Una società fondata sulla prevaricazione
Se dovessimo trovare un simbolo per descrivere l’Italia del 2011 dovremmo prendere il fuoristrada.
Come avviene ogni giorno in città, con veicoli enormi, rumorosi e ingombranti, che ignorano le regole del codice della strada parcheggiando sui marciapiedi, occupando i passaggi pedonali e ostruendo ogni spazio, altrettanto sta avvenendo per la nostra convivenza civile.
Non rispetto i diritti degli altri, faccio della mia maleducazione e protervia un vanto soltanto perché ritengo di essere più forte e più grande.
A perdere siamo tutti noi, ne perde la nostra stessa forma di comunità che, con gran fatica sta cercando di celebrare degnamente i primi 150 anni di unità.
Nel frattempo il rispetto per il bene comune, per il senso di appartenenza a una collettività è stato sepolto, sotto una montagna di ipocrisia e di prepotenza: al di là delle analisi sociologiche rimarrà il senso di delusione per aver dovuto assistere al crollo di un sistema di regole, un capitale sociale abbandonato all’arroganza del potere e dei soldi.
Se un deputato non prova vergogna nell’aggredire una parlamentare costretta su una sedia a rotelle allora che senso ha chiedere ai bambini che frequentano la scuola di rispettare gli altri?
Che senso ha mantenere in piedi un modello di convivenza civile basato sulla solidarietà, sull’impegno nel contribuire allo sviluppo di una nazione?
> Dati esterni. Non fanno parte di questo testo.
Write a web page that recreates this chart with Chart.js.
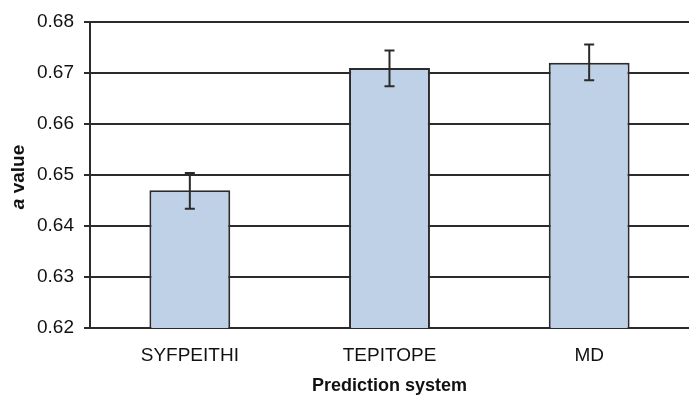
<!DOCTYPE html>
<html>
<head>
<meta charset="utf-8">
<script src="https://cdn.jsdelivr.net/npm/chart.js@4.4.0/dist/chart.umd.min.js"></script>
<style>
  html, body { margin: 0; padding: 0; background: #fff; }
  #wrap { position: relative; width: 689px; height: 401px; }
</style>
</head>
<body>
<div id="wrap"><canvas id="chart"></canvas></div>
<script>
// data
const categories = ['SYFPEITHI', 'TEPITOPE', 'MD'];
const aValues = [0.647, 0.671, 0.672];
const errLow = [0.6434, 0.6674, 0.6686];
const errHigh = [0.6504, 0.6744, 0.6756];
const yTicks = [0.62, 0.63, 0.64, 0.65, 0.66, 0.67, 0.68];

const FONT = '"Liberation Sans", Arial, sans-serif';
const INK = '#2b2b2b';

// whiskers on top of the bars
const errorBars = {
  id: 'errorBars',
  afterDatasetsDraw(chart) {
    const { ctx, scales: { x, y } } = chart;
    ctx.save();
    ctx.strokeStyle = INK;
    ctx.lineWidth = 2;
    categories.forEach((c, i) => {
      const px = x.getPixelForValue(i);
      const top = y.getPixelForValue(errHigh[i]);
      const bot = y.getPixelForValue(errLow[i]);
      ctx.beginPath();
      ctx.moveTo(px, top); ctx.lineTo(px, bot);
      ctx.moveTo(px - 5, top); ctx.lineTo(px + 5, top);
      ctx.moveTo(px - 5, bot); ctx.lineTo(px + 5, bot);
      ctx.stroke();
    });
    ctx.restore();
  }
};

// y title with italic "a"
const yTitle = {
  id: 'yTitle',
  afterDraw(chart) {
    const { ctx } = chart;
    ctx.save();
    ctx.translate(19, 177);
    ctx.rotate(-Math.PI / 2);
    ctx.fillStyle = '#111';
    ctx.textBaseline = 'middle';
    const f1 = 'italic bold 19px ' + FONT;
    const f2 = 'bold 19px ' + FONT;
    ctx.font = f1;
    const w1 = ctx.measureText('a').width;
    ctx.font = f2;
    const w2 = ctx.measureText(' value').width;
    const sx = -(w1 + w2) / 2;
    ctx.textAlign = 'left';
    ctx.font = f1;
    ctx.fillText('a', sx, 0);
    ctx.font = f2;
    ctx.fillText(' value', sx + w1, 0);
    ctx.restore();
  }
};

new Chart(document.getElementById('chart'), {
  type: 'bar',
  data: {
    labels: categories,
    datasets: [{
      data: aValues,
      backgroundColor: '#bfd1e7',
      borderColor: INK,
      borderWidth: 2,
      borderSkipped: false,
      categoryPercentage: 0.405,
      barPercentage: 1.0
    }]
  },
  options: {
    responsive: true,
    maintainAspectRatio: false,
    animation: false,
    layout: { padding: { top: 22, right: 0, left: 0, bottom: 0 } },
    plugins: { legend: { display: false }, tooltip: { enabled: false } },
    scales: {
      x: {
        grid: { display: false, drawTicks: false },
        border: { color: INK, width: 2 },
        ticks: { color: '#111', font: { family: FONT, size: 19 }, padding: 16 },
        title: {
          display: true, text: 'Prediction system', color: '#111',
          font: { family: FONT, size: 18, weight: 'bold' }, padding: { top: 10 }
        },
        afterFit(scale) { scale.height = 73; }
      },
      y: {
        min: 0.62, max: 0.68,
        afterBuildTicks(scale) { scale.ticks = yTicks.map(v => ({ value: v })); },
        grid: { color: INK, lineWidth: 2, tickLength: 6, tickColor: INK },
        border: { color: INK, width: 2 },
        ticks: {
          color: '#111', font: { family: FONT, size: 19 }, padding: 10,
          callback: v => v.toFixed(2)
        },
        afterFit(scale) { scale.width = 90; }
      }
    }
  },
  plugins: [errorBars, yTitle]
});
</script>
</body>
</html>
Di rispetto delle istituzioni sono ormai pochi a parlarne.
Ciò che conta è l’apparire, il dimostrare di appartenere alla parte che può permettersi di calpestare tutto, diritti e doveri, trasformando le regole in favori, in scambio.
Ne abbiamo viste tante in questi anni, ogni volta coniando nuove terminologie: utilizzatore finale, dazione ambientale, tangente sessuale, … arrivando a confondere la responsabilità con la compravendita.
Un giorno bisognerà ricostruire tutto, ricominciando a far rispettare anche le strisce pedonali.